Yields on the bonds from Portugal and Spain fell sharply following Trichet’s statement, but have been creeping up again in recent days.

The yield on Portuguese 10-year bonds closed at 6.29 per cent Monday, down from euro-area highs of around 7.4 per cent in late November but still too high to allow the country to refinance its debts in the long-run. The yield on equivalent Spanish bonds stood at 5.46 per cent Monday, not far off their 5.5 per cent high late last month.

High yields are a sign of investor concern over a country’s ability to repay its debts.

Since the ECB started its so-called Securities Markets Program in May — in the wake of the euro110 billion bailout of Greece — it has bought euro72 billion in government bonds.
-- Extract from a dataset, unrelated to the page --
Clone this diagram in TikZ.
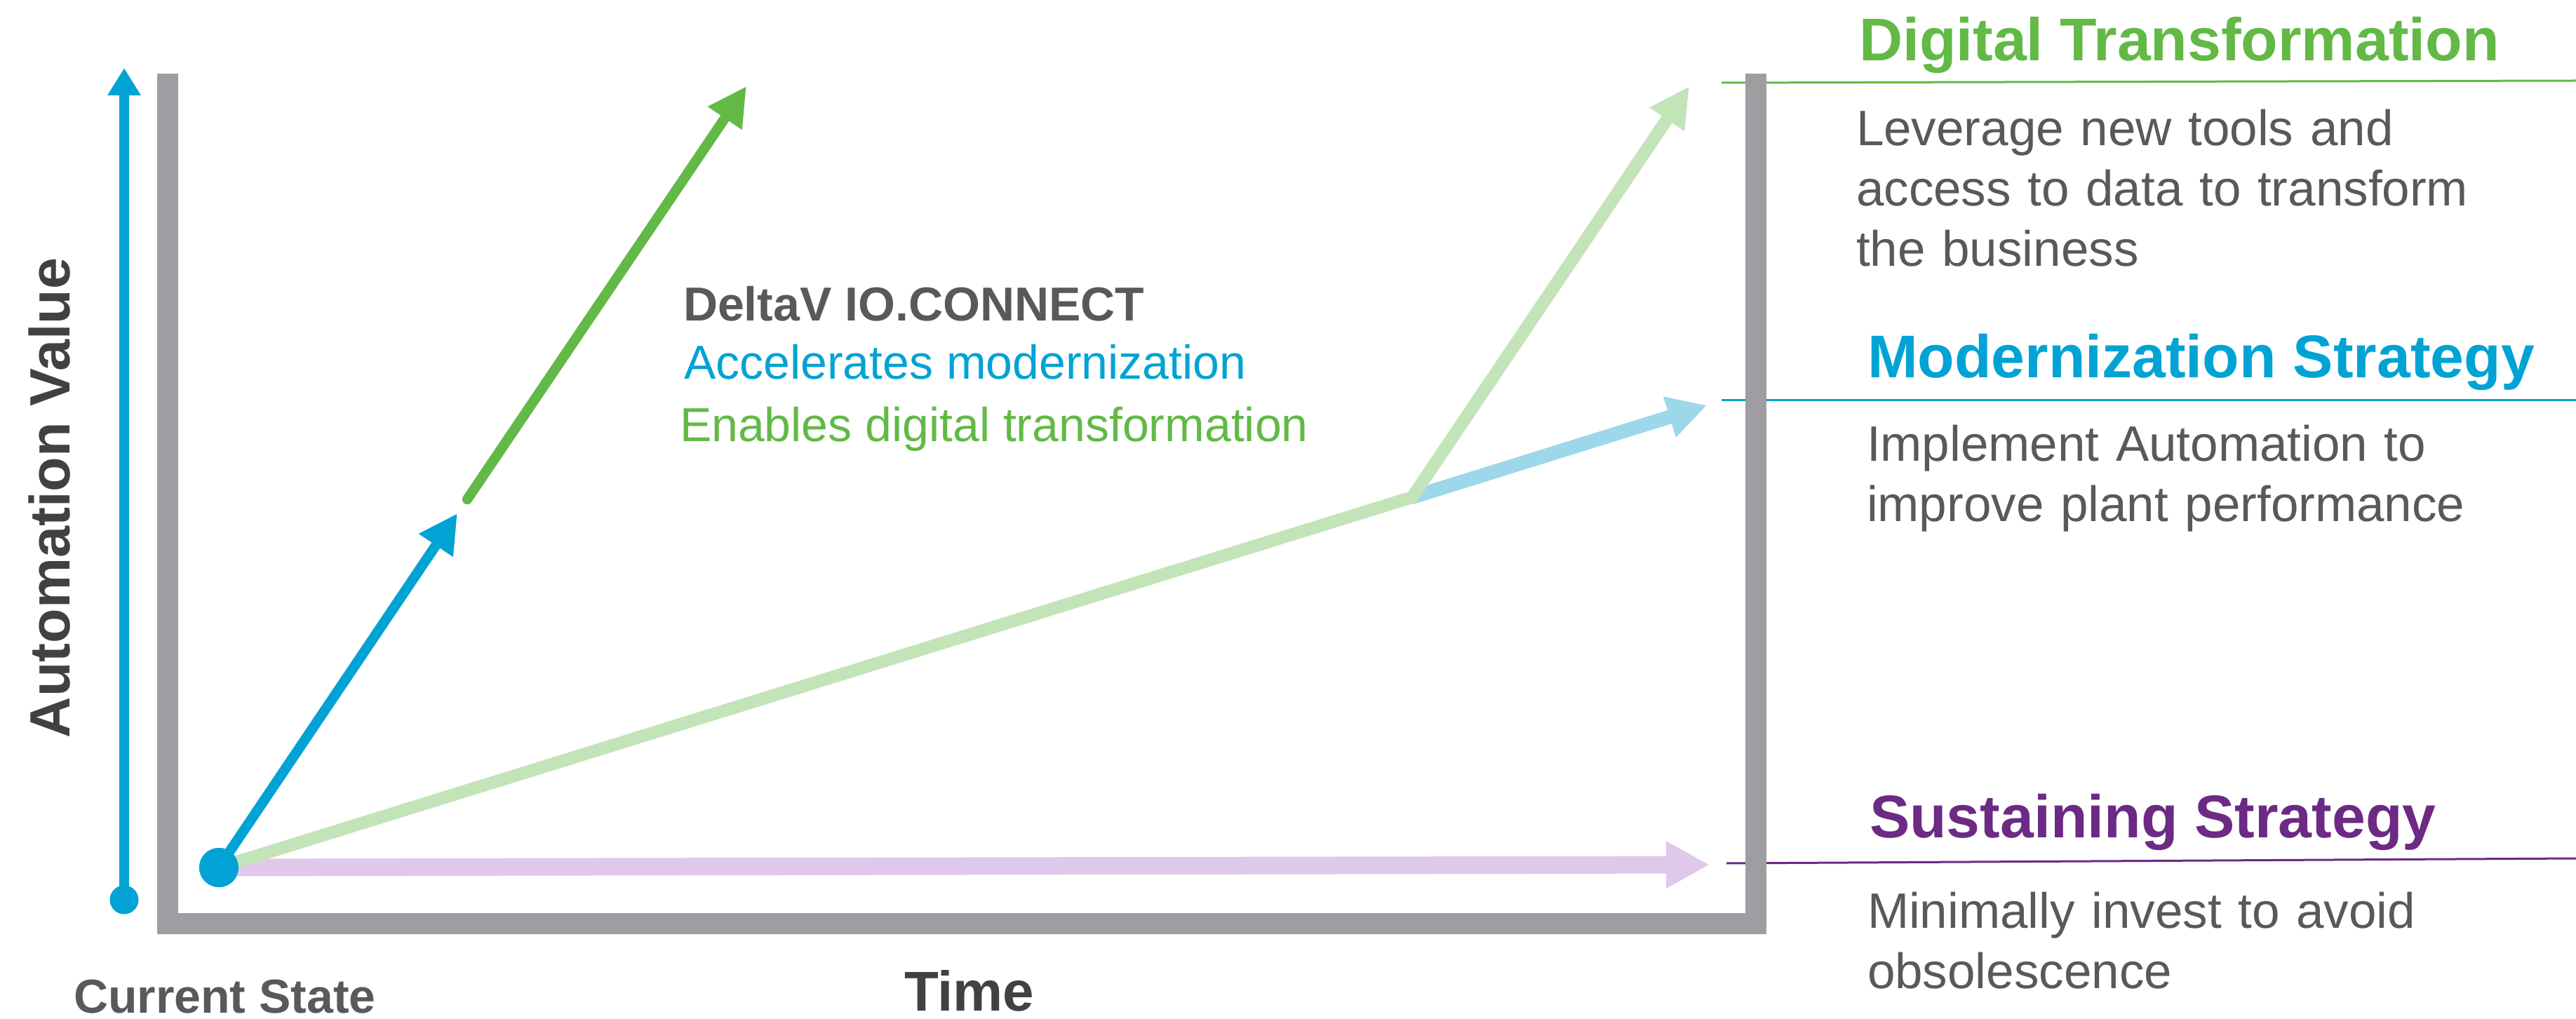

The ECB started out by buying more than euro16 billion in the first week of the program, but hadn’t spent more than euro2 billion a week since early July.

Even though the Securities Markets Program is modest compared with government bond purchases by other central banks, it was been criticized by several members of the bank’s governing board, who fear that the ECB is yielding to political pressure to use its financial muscle to contain the debt crisis.

Trichet has emphasized that the ECB’s purchases are not intended to bail out overspending governments, but to ensure its monetary policy — focused on keeping inflation in check — reaches the markets.

By comparison, the U.S. Federal Reserve has said it will buy $600 billion in government bonds on the coming months to boost economic recovery.

Some economists have been pushing the ECB to do more to stop the crisis, while others want eurozone governments to increase the region’s euro750 billion ($1 trillion) financial backstop or even issue pan-European bonds.

Even though the euro67.5 billion bailout for Ireland has used to up less than 10 per cent of the total fund — the euro110 billion Greek rescue loan was provided separately — analysts have raised concerns that there might not be enough money to shore up the finances of Spain or Italy, Europe’s fourth and third largest economies.

That concern also appeared to trigger Sulik’s comments in an opinion piece for Slovak business daily Hospodarske Noviny.

Sulik said it was “high time for Slovakia to stop believing in what euro zone leaders say and prepare a Plan B. That is the reintroduction of the Slovak koruna.”

The speaker said Slovakia was too small to influence the how the 16-country eurozone is run, but added: “We must at least protect the values that people living in Slovakia have created.”